Catering service coordination for multi-venue wedding receptions
Catering for a multi-location wedding often goes beyond a single sit-down meal. You might be providing welcome drinks at one venue, canapés at another, a formal dinner elsewhere, and late-night snacks during an after-party. Each service requires its own staffing, equipment, and timing, particularly if your caterer is moving between sites. To maintain consistency in quality and guest experience, treat catering as a central project rather than a series of disconnected orders.
Decide early whether you will work with one primary caterer who services multiple venues, or separate caterers at each location. A single provider can offer more cohesive menus and easier communication, but may face logistical constraints if venues are far apart or have exclusive catering contracts. In contrast, using different local caterers can simplify on-site operations but demands closer coordination from you or your planner to ensure dietary requirements, service standards, and menu styles align.
Clarify what each venue provides in terms of kitchen facilities, refrigeration, bar infrastructure, and service ware, as these elements directly affect menu design. For example, a scenic outdoor cocktail hour with limited power may call for lighter, pre-prepared canapés and batched signature cocktails, while a fully equipped reception venue can support complex plated courses. Share your full multi-venue itinerary with all caterers so they understand guest flow, travel times, and when people are likely to be most hungry or tired.

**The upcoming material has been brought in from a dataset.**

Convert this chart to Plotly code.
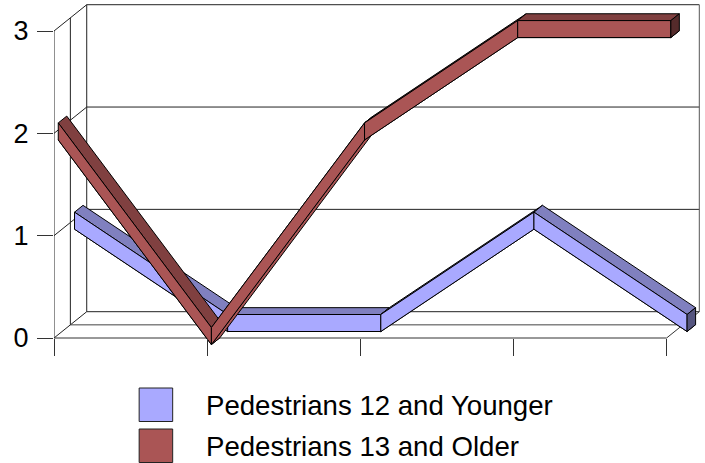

Finally, remember that food and drink are among the most tangible ways guests experience your wedding across different locations. Consider subtle threads that tie your catering together—recurring flavours, regional specialities, or a favourite dessert served in different forms. By aligning logistics, menus, and service expectations, you create a dining journey that feels thoughtful and cohesive, no matter how many venues your wedding includes.